En Afrique subsaharienne, les femmes représentent plus de la moitié de la population, s’occupent à 60 % du travail agricole, sont responsables à 70% de la production alimentaire et à presque 100% de la transformation des produits (1). Aujourd’hui, l’agriculture biologique s’offre comme un levier pour les aider à sortir de leurs conditions de précarité. Dans un contexte où l’accès à la propriété foncière, aux crédits, aux intrants et au matériel agricole leur est pratiquement fermé, les exploitations familiales ou les petites exploitations, qui sont par excellence le domaine de cette cette agriculture bio, leur ouvrent des perspectives. «Il suffit de peu d’investissement. Pour l’engrais, le compost est là. Les techniques culturales sont à portée de main et ne nécessitent pas une lourde mécanisation. Avec une production diversifiée, on peut se nourrir, vendre, transformer les produits, élargir les possibilités d’accès au marché, générer des revenus, améliorer l’alimentation dans la famille et contribuer au budget du ménage», énumère Mossane Ndour. Et d’ajouter : «Si vous regardez aujourd’hui, les femmes sont davantage intéressées que les hommes par l’agriculture biologique. Et les raisons en sont évidentes. Ce sont elles qui s’occupent le plus dans les champs et les cultures de rente ne leur rapportent guère. Dans la pauvreté, ce sont elles qui sont les plus touchées, alors que leurs responsabilités dans le foyer sont plus importantes».
Mais cette alternative agricole a encore du chemin à faire pour sortir de l’ornière et s’imposer en plein champ. Dans la revue Accacia n° 30, Mme Mari Touré, animatrice d’un projet Gestion intégré des terroirs, dessine ainsi les voies du changement :
«Une énergique campagne d’information et de communication qui orienterait les esprits vers l’adhésion à l’agriculture biologique comme système de production alternatif ;
«L’organisation d’ateliers expérimentaux de formation/ recyclage sur les méthodes et les principes de l’agriculture biologique ;
«Un appui financier conséquent en faveur des producteurs durement éprouvés par la pauvreté ;
«L’inventaire exhaustif et la mise à jour de toutes solutions techniques proposées par la recherche et les techniques impliquées ;
«Un appui à l’élevage pour augmenter les disponibilités en fertilisants organiques ;
«La mise sur pied d’une équipe locale de suivi des activités ;
«Cibler une jeunesse paysanne à privilégier, elle qui n’a connu que l’ère de vulgarisation de l’agriculture conventionnelle».
Au Sénégal les statistiques sont rares en matière d’agriculture biologique, mais selon Souleymane Bassoum, directeur d’Agrecol, on peut estimer ses pratiquants à 1%, alors que 5 % sont en cours de conversion.
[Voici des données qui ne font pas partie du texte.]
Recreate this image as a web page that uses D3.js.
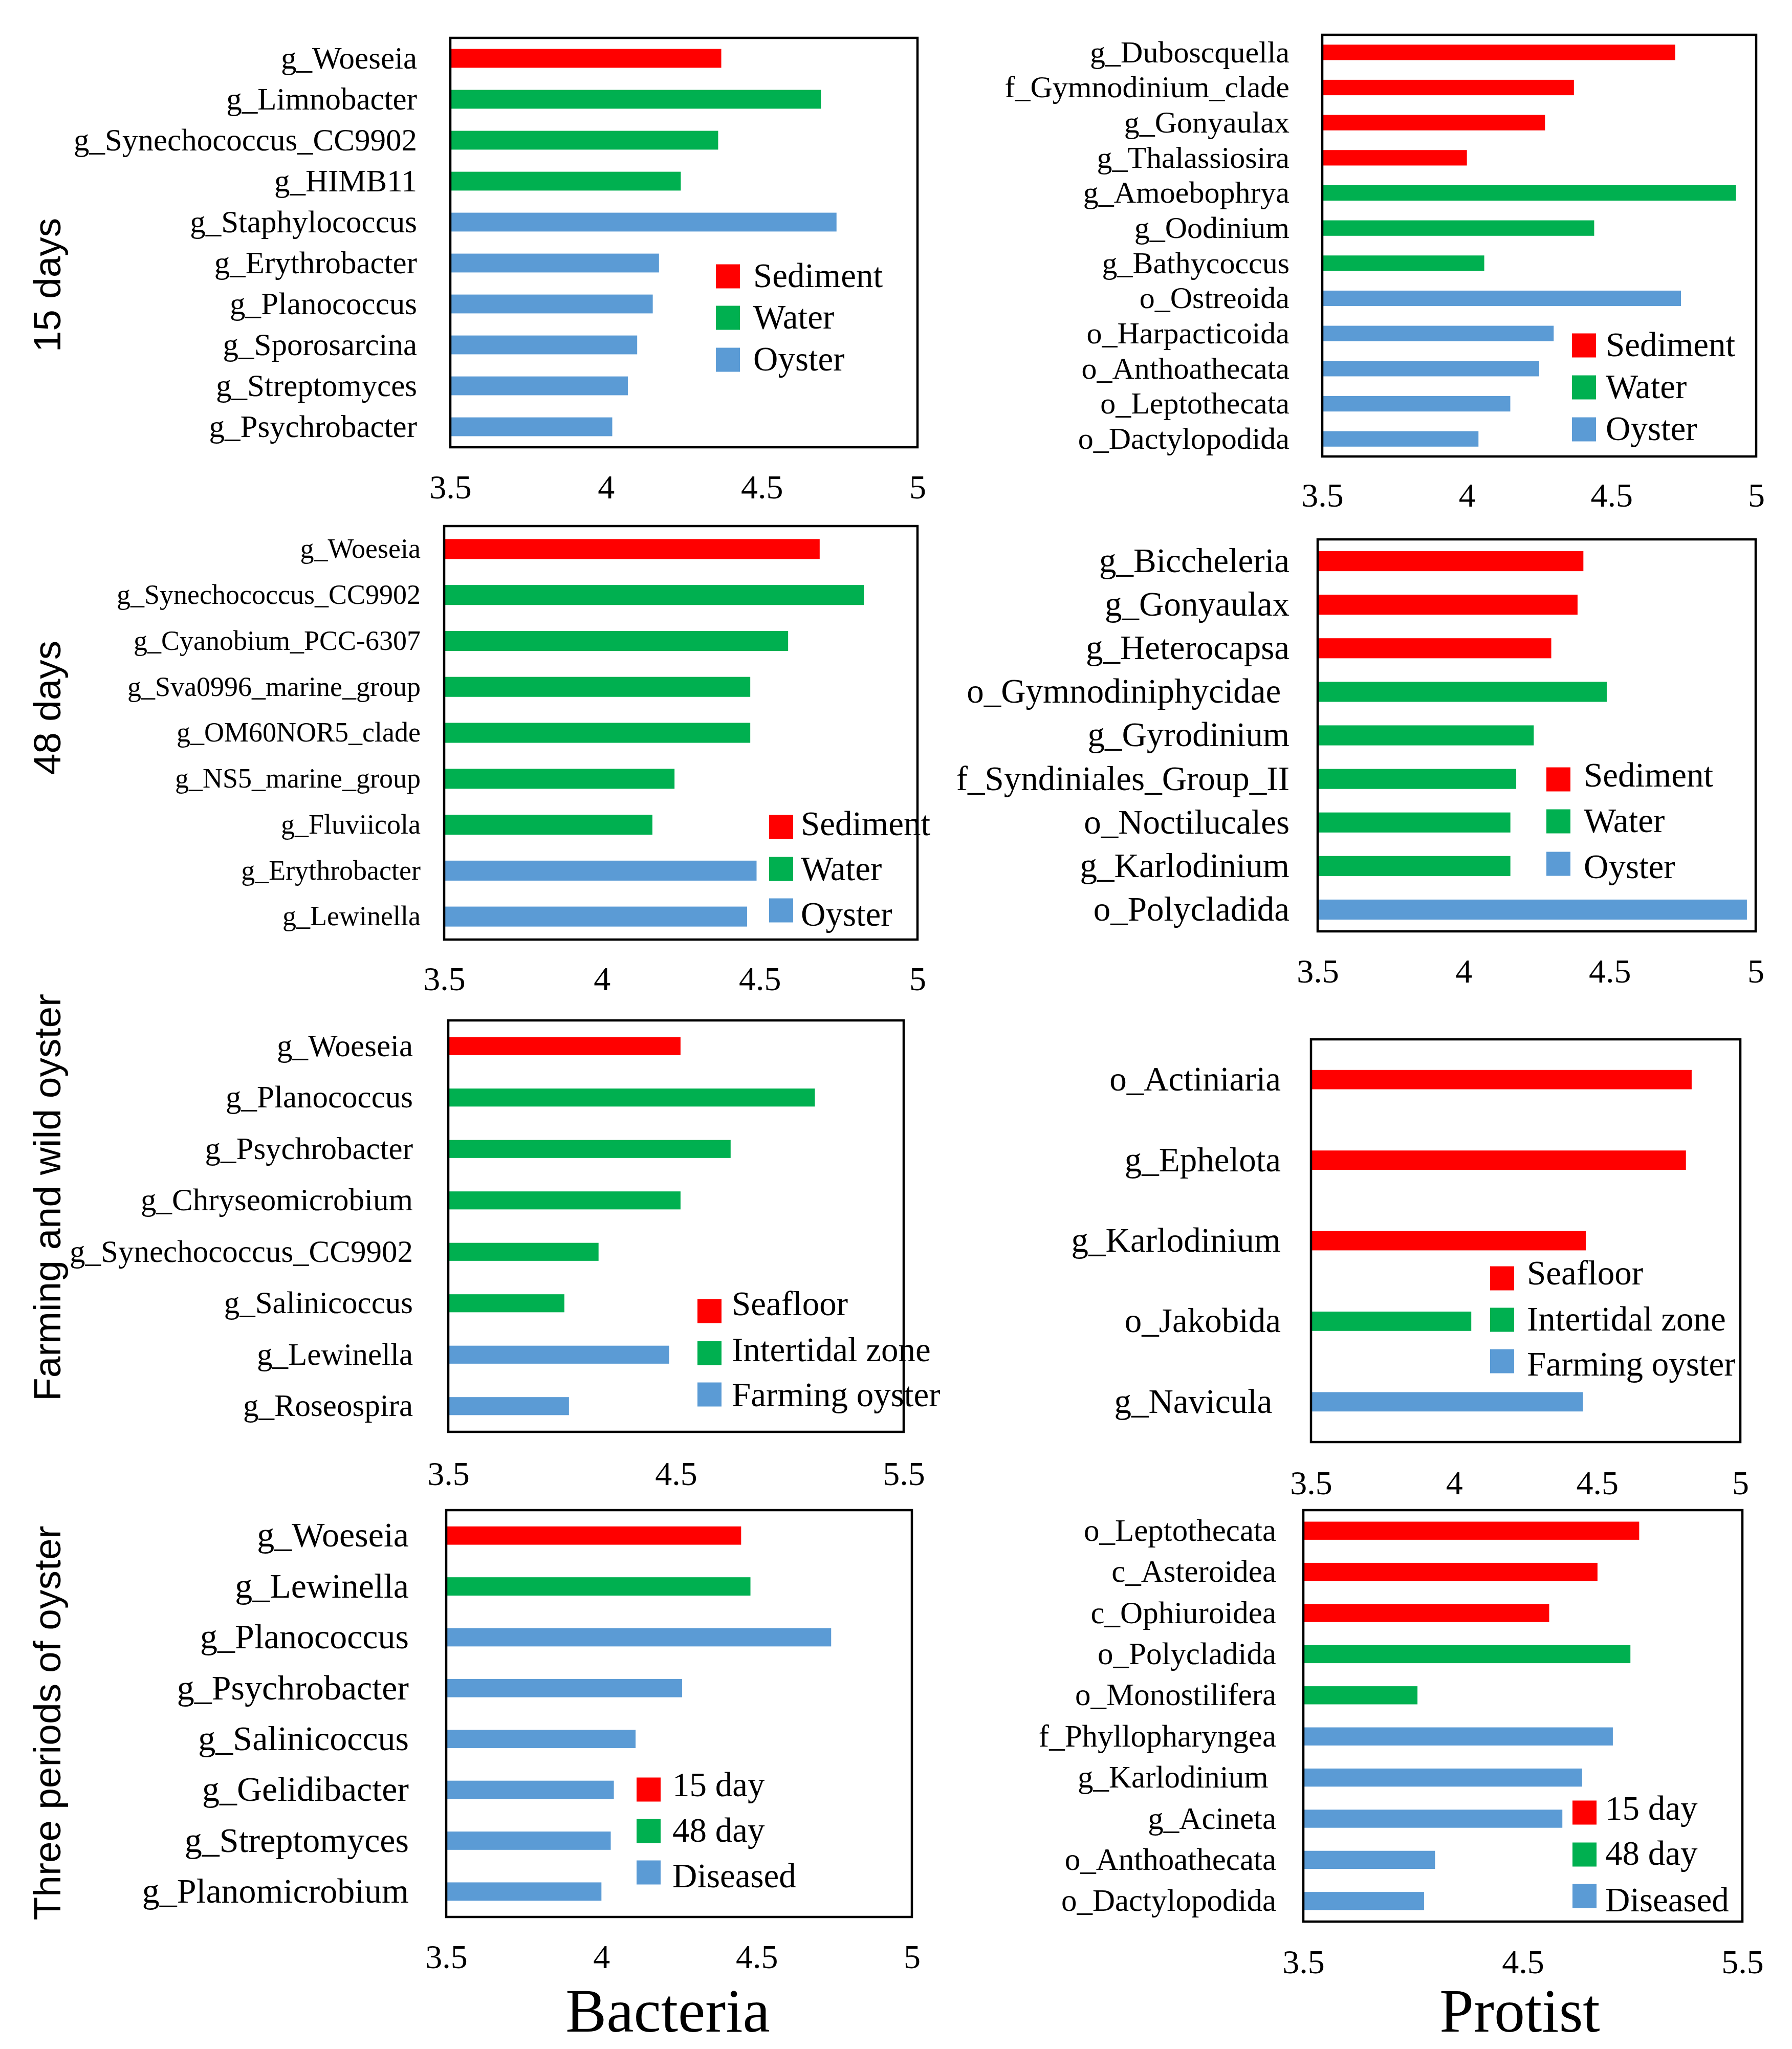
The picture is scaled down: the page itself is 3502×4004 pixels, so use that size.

Les premiers maillons d’une chaîne dont les pionniers ont commencé à s’activer au début des années 1990.
Notes
“Women and sustainable food security,” Prepared by the Women in Development Service (SDWW),
FAO Women and Population Division, www.fao.org/sd/fsdirect/fbdirect/fsp001.htm
* Tidiane Kassé est rédacteur en chef de l’édition française de Pambazuka News.